*TASK OBJECTIVE*
Print the lines of the listing below verbatim from its first line through the line bearing "import seaborn as sns". Any pictures are to be omitted.

*DATA EXTRACT*
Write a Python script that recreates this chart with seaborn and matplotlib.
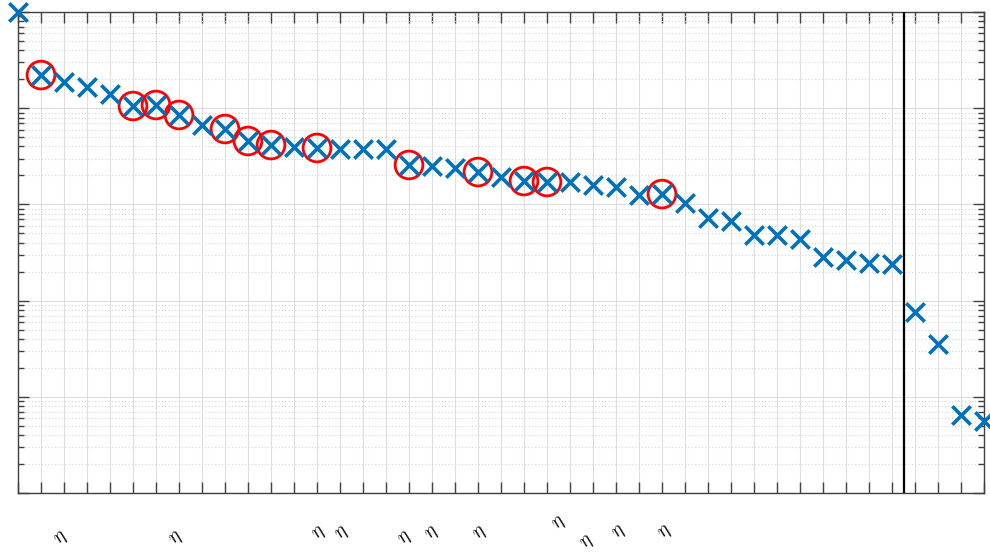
import numpy as np
import pandas as pd
import matplotlib
matplotlib.use("Agg")
import matplotlib.pyplot as plt
import matplotlib.ticker as mticker
import seaborn as sns

# ---- data ----
values = [1.0, 0.221, 0.187, 0.166, 0.1405, 0.1054, 0.108, 0.0850, 0.0669, 0.0608,
          0.0456, 0.0414, 0.0395, 0.0386, 0.0377, 0.0377, 0.0380, 0.0257, 0.0251, 0.0239,
          0.0217, 0.0193, 0.0175, 0.0171, 0.0170, 0.0159, 0.0152, 0.01253, 0.0128, 0.01034,
          0.00723, 0.00672, 0.00481, 0.00478, 0.00437, 0.00284, 0.00264, 0.00246, 0.00240,
          0.000760, 0.000354, 6.47e-5, 5.60e-5]
index = list(range(1, len(values) + 1))
circled = [2, 6, 7, 8, 10, 11, 12, 14, 18, 21, 23, 24, 29]
cutoff = 39.5
label_x = [2.91, 7.91, 14.09, 15.09, 17.83, 19.04, 21.09, 24.52, 25.74, 27.13, 29.13]
label_y = [-0.094, -0.094, -0.083, -0.083, -0.094, -0.083, -0.083, -0.062, -0.102, -0.081, -0.081]
label_text = r"$\eta$"

df = pd.DataFrame({"i": index, "v": values})
dfc = df[df["i"].isin(circled)]

sns.set_style("white")
plt.rcParams["mathtext.fontset"] = "cm"

fig = plt.figure(figsize=(9.9, 5.54), dpi=100)
ax = fig.add_axes([18 / 990, 61 / 554, 966 / 990, 481 / 554])

ax.set_yscale("log")
ax.set_xlim(1, 43)
ax.set_ylim(1e-5, 1e0)

# grid
ax.grid(True, which="major", axis="both", color="#dedede", linewidth=0.8, linestyle="-")
ax.grid(True, which="minor", axis="y", color="#d6d6d6", linewidth=0.8, linestyle=(0, (1, 2)))
ax.set_axisbelow(True)

sns.scatterplot(data=dfc, x="i", y="v", ax=ax, marker="o", s=400,
                linewidth=2.0, legend=False, clip_on=False, zorder=3)
circ = ax.collections[-1]
circ.set_facecolor("none")
circ.set_edgecolor("#ff0000")

sns.scatterplot(data=df, x="i", y="v", ax=ax, marker="x", s=175, color="#0072BD",
                linewidth=2.6, legend=False, clip_on=False, zorder=4)

ax.axvline(cutoff, color="black", linewidth=1.6, zorder=5)

# ticks
ax.xaxis.set_major_locator(mticker.FixedLocator(index))
ax.xaxis.set_major_formatter(mticker.NullFormatter())
ax.yaxis.set_major_locator(mticker.LogLocator(base=10, numticks=10))
ax.yaxis.set_minor_locator(mticker.LogLocator(base=10, subs=np.arange(2, 10), numticks=20))
ax.yaxis.set_major_formatter(mticker.NullFormatter())
ax.yaxis.set_minor_formatter(mticker.NullFormatter())
ax.tick_params(which="major", direction="in", length=8, width=1.0, color="#404040",
               top=True, right=True, bottom=True, left=True)
ax.tick_params(which="minor", direction="in", length=4, width=1.0, color="#404040",
               top=False, right=True, bottom=False, left=True)
ax.tick_params(axis="x", which="minor", bottom=False, top=False)

for s in ax.spines.values():
    s.set_color("#404040")
    s.set_linewidth(1.0)

ax.set_xlabel("")
ax.set_ylabel("")

trans = ax.get_xaxis_transform()
for lx, ly in zip(label_x, label_y):
    ax.text(lx, ly, label_text, transform=trans, rotation=45, fontsize=14,
            ha="center", va="center", color="black")

fig.savefig("out.png", dpi=100)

*CORRECT RESULT*
Write a Python script that recreates this chart with seaborn and matplotlib.
import numpy as np
import pandas as pd
import matplotlib
matplotlib.use("Agg")
import matplotlib.pyplot as plt
import matplotlib.ticker as mticker
import seaborn as sns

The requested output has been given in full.